• [Given task]: Answer with one number: the count of lines in the listing below that hold the word "Output".

• [Data]:

· · ·

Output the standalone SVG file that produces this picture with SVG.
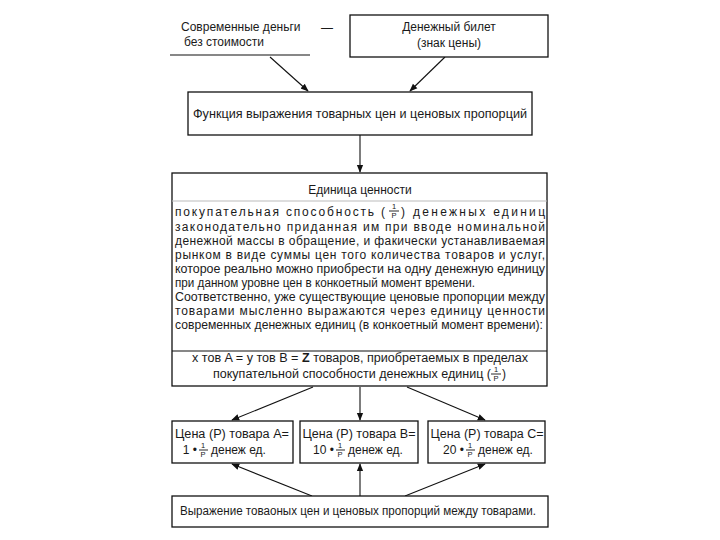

· · ·

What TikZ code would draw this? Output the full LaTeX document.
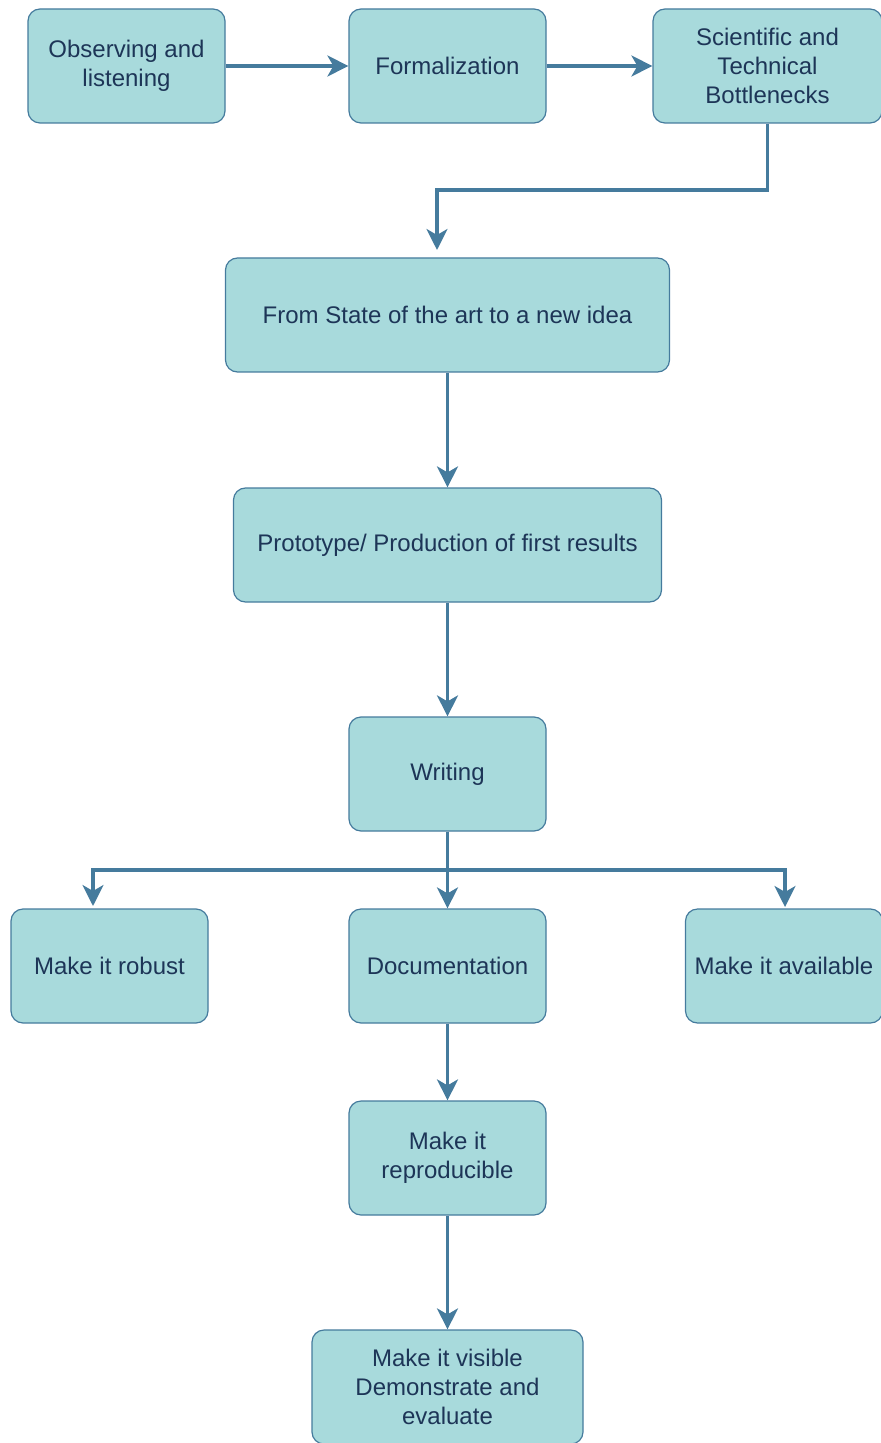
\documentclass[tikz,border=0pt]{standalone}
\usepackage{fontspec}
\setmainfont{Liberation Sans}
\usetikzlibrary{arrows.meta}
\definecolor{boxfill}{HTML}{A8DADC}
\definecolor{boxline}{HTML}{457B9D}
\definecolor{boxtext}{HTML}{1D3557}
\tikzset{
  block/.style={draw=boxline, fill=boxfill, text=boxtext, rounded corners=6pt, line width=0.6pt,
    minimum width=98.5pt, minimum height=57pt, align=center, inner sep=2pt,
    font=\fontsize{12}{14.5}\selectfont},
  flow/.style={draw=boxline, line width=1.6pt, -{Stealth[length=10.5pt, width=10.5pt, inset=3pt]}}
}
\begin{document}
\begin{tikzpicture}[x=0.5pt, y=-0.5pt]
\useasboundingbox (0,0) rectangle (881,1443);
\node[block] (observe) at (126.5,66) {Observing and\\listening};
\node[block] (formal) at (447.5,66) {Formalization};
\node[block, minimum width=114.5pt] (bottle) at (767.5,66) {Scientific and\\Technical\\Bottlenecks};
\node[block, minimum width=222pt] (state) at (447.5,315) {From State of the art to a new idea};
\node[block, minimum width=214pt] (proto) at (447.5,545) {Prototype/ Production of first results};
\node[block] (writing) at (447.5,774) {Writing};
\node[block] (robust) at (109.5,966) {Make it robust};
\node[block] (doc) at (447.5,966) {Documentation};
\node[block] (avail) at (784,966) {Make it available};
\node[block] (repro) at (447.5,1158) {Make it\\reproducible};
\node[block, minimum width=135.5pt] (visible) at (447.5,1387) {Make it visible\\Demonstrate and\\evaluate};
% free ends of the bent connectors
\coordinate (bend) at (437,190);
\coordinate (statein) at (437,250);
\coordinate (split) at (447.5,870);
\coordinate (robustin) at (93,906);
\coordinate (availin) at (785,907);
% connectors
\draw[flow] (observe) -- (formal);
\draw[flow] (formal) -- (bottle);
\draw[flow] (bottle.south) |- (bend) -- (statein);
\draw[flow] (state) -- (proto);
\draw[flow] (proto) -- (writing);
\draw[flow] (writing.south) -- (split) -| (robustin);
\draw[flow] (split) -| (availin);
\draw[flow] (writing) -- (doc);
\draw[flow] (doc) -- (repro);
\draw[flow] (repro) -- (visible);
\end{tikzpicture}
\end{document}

· · ·

• [Solution to this exercise]: 2